Langdale in the Lake District, represented in 3D maps by Memory Map (mapping by Ordnance Survey)

We got a present at Christmas that was very exciting. I say “we”. It was actually given to my partner Catherine, but hey, relationships are about stealing each others stuff aren’t they?

The present was a copy of Memory Map which, should you never have heard of it, is a piece of software for your computer that allows you to work with maps. You can plan routes, print out maps, programme your GPS, plot positions and all sorts.

On one CD we suddenly had the whole of the UK in the Ordnance Survey’s 1:50,000 Landranger scale. Want to see what paths are available in Cornwall? It’s there at a touch of a button. Where’s that fell in the Lake District? Ah, easy. How far is it between Castleton and Flagg on the Limestone Way? Just draw a line and within seconds you’ve got it. Brilliant.

But perhaps my favourite mode is one I only tried for the first time today. It’s the 3D fly-through mode. All you need to do is plot your route and click the button and Memory Map will manipulate the maps in to a 3D mode and show your path and the journey it tales.

Whilst you can look at a normal map and get an idea what the terrain looks like, I personally don’t always get it right and the 3D mode really does a fantastic job at representing your route.
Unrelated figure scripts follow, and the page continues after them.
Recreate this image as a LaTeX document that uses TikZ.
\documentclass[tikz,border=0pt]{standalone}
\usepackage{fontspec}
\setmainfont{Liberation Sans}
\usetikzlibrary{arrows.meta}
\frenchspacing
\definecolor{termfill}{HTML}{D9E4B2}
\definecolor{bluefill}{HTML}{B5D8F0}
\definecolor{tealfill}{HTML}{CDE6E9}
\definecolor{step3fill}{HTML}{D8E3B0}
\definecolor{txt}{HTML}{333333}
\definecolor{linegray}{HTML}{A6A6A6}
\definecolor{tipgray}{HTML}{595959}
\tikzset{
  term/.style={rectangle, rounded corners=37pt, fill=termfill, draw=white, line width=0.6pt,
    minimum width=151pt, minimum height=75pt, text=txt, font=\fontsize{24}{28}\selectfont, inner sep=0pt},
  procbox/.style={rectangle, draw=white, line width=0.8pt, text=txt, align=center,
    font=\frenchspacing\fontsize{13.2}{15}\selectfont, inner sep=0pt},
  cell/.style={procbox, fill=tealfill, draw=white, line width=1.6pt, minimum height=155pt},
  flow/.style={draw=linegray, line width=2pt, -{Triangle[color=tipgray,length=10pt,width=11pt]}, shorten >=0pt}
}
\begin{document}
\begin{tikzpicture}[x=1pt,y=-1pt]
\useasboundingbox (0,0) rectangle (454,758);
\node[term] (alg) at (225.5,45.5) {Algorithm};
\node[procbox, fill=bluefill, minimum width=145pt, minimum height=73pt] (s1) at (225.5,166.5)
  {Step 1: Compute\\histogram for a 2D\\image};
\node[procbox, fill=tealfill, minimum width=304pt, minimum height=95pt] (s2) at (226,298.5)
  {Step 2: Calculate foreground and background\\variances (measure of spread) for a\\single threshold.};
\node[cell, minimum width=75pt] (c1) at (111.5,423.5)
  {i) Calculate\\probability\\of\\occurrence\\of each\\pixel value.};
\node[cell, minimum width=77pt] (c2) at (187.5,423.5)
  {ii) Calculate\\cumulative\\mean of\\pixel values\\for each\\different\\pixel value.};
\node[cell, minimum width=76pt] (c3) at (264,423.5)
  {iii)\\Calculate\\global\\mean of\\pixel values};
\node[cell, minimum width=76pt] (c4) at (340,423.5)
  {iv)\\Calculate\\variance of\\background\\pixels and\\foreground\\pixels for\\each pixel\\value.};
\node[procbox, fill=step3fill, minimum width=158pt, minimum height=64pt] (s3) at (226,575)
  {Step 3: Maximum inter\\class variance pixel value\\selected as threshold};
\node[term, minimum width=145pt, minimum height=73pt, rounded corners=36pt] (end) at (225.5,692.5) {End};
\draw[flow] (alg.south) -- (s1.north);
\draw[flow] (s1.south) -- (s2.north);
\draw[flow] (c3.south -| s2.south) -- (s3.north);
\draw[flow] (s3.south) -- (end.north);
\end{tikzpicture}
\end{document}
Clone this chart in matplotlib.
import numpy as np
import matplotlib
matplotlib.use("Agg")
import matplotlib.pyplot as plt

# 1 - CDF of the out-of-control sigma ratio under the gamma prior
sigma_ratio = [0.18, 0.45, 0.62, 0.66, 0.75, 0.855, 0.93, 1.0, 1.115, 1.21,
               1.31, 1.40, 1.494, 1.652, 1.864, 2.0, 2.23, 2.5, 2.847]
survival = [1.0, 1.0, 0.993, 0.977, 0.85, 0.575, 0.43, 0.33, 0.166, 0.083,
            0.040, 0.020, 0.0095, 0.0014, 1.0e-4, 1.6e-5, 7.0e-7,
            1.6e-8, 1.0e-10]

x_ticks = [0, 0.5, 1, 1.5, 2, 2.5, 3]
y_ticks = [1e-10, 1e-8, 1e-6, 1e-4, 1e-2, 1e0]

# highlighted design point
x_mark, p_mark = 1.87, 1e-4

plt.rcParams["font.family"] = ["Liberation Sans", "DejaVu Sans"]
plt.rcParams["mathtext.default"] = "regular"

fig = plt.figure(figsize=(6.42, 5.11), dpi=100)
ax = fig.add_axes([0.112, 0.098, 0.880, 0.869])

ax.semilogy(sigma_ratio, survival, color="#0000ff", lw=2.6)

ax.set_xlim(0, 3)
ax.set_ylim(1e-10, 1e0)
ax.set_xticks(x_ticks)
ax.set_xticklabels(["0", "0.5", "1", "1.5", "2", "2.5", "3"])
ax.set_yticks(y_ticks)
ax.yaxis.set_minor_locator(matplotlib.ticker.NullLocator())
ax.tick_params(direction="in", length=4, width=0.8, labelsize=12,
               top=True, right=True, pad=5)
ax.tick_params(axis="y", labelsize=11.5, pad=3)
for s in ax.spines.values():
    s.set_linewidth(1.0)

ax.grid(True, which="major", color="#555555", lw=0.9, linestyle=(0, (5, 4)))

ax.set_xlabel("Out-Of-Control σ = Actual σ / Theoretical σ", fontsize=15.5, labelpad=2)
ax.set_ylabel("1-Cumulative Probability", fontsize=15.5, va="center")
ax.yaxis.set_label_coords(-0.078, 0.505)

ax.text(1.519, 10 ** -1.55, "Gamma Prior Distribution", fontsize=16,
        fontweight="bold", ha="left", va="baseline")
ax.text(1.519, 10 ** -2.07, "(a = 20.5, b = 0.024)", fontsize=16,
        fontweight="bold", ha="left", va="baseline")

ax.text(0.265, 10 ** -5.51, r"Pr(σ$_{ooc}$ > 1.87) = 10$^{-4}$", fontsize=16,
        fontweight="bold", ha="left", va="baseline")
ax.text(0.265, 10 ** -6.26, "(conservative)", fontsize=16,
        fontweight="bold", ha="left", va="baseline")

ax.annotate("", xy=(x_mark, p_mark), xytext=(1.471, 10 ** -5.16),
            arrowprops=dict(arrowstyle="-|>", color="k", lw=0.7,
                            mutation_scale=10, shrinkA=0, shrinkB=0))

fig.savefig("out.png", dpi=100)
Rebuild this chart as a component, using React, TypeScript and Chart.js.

I spent quite some time exploring the joys of the Southern Upland Way, which I (of course) walked last year. I can’t help but feel that if I’d had the 3D fly through then, I wouldn’t have been quite so daunted by it all!

It’s not absolutely perfect but the 3D mode is very clever and does a fantastic job of representing what you’ll see as the picture at the top of this page shows. It’s of Langdale in the Lake District and anyone who has stood near the New Dungeon Ghyll pub will probably recognise that view which is not a million miles away from the photograph below.

And despite the photo being taken on a pretty good camera, I know which I think feels more like being there…

Langdale

Memory Map have recently released copies including the Ordnance Survey’s 2012 mapping, and you can buy the 1:50,000 scale version at the Memory Map online shop for £99. You’ll also find it in many outdoor shops but oddly Amazon doesn’t seem to list the 2012 mapping as an option, only the older 2005 mapping. Memory Map also have a range of different mapping options, including 1:25,000 scale maps across the country, and you can put the files on your GPS or iPhone (apparently an Android version is coming soon.)

Officially it only runs in Windows 7, Windows XP and Windows Vista, however I’ve been happily running it on Linux using Wine if you’re that way inclined. You’ll also find Memory Map overlay files dotted around the internet, showing such things as the location of all the Monroes. The Long Distance Walkers Association also has a library of files for trails which are available from its website if you’re a member.